Steve Mavin

Personal information
- Full name: Stephen Mavin
- Born: 11 January 1968 (age 57) Sydney, New South Wales, Australia

Playing information
- Position: Centre, Wing
Club
| Years | Team | Pld | T | G | FG | P |
| 1987–90 | South Sydney | 88 | 24 | 0 | 0 | 96 |
| 1991 | Canterbury Bulldogs | 12 | 3 | 0 | 0 | 12 |
| 1992 | South Sydney | 1 | 0 | 0 | 0 | 0 |
|  | Total | 101 | 27 | 0 | 0 | 108 |
- Source:

= Steve Mavin =

Australian rugby league footballer

Steve Mavin (/meɪvən/) (born 11 January 1968) is an Australian former professional rugby league footballer. He played for the South Sydney Rabbitohs from 1987 until 1990. Mavin played in England for Trafford Borough in 1990, the Canterbury Bankstown Bulldogs in 1991 and then returned to the Rabbitohs in 1992.

==Background==
Mavin was born in Sydney, is of English descent, and grew up in Botany, New South Wales. He played his junior football for the Botany Rams and Alexandria Rovers in the South Sydney Juniors before being graded by South Sydney in 1986.

==Playing career==
Mavin (nickname Mavo) played a total of 101 first grade games which included 89 for the South Sydney Rabbitohs(first grade player #757) and 12 for the Canterbury Bankstown Bulldogs (first grade player #564).
Mavin made his debut with the South Sydney club as a 19-year-old on 27 February 1987 and scored his first try in round 4 when he crossed for a double against the Penrith Panthers at Redfern Oval. Mavin played in every game of the 1987 NSWRL season and scored a total of 27 tries during his career.

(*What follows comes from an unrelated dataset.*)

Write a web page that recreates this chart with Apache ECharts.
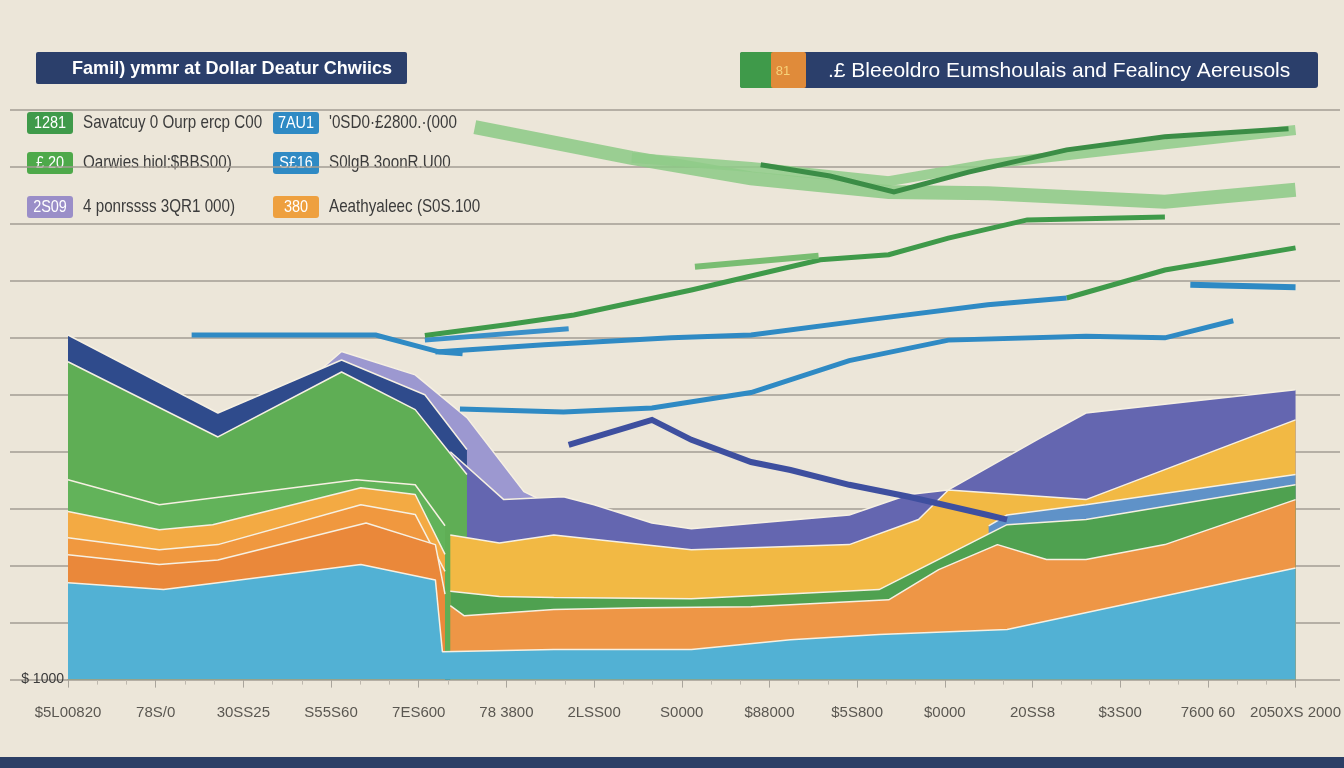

Mavin is remembered for his performance in the 1987 sudden death semi final against the Canberra Raiders when he made a number of errors that led to him being replaced in the first half of the game before South Sydney were eliminated from the competition 46–12. In 2017, it was revealed that Mavin left the ground at half-time after being substituted and watched the second half from the Cauliflower Hotel in Waterloo.

Mavin later said of the game "A bit later, Ian Roberts and David Boyle came to get me. They said the team function was at Maroubra Junction and that I should come along. I was like, 'Ah … what can I do?’ But I went along and it was OK. Wally Lewis was there. He sort of gave me the thumbs up. But mate I was pretty inconsolable".

Mavin would spend three more years with Souths including the 1989 season when he played in every game and the South Sydney club were minor premiers. He then played the 1990 off-season with English club Trafford Borough and one year with Canterbury in 1991. He returned to Souths in 1992 and broke his leg in Round 1 against the Parramatta Eels. Mavin was later released by Souths and trialled with the Newcastle Knights and St George Dragons but decided to retire at the age of 25. Mavin was a big and fast flamboyant centre/winger who was also well known for his swan dive tries. One of Mavins' tries was shown in the much publicized first Tina Turner rugby league advertisement in 1988 in which she sang the song What You Get Is What You See.

In 2008 Mavin was named in the Alexandria Rovers "60 Year Best of Team".

==Personal life==
Since 2006, Mavin has worked as a Stevedore (Wharfie) on the Port Botany waterfront. In 2019 Mavin began co-hosting Rabbitohs Radio, a weekly rugby league podcast covering the South Sydney Rabbitohs. Since 2023 Mavin has been hosting Bunnies TV.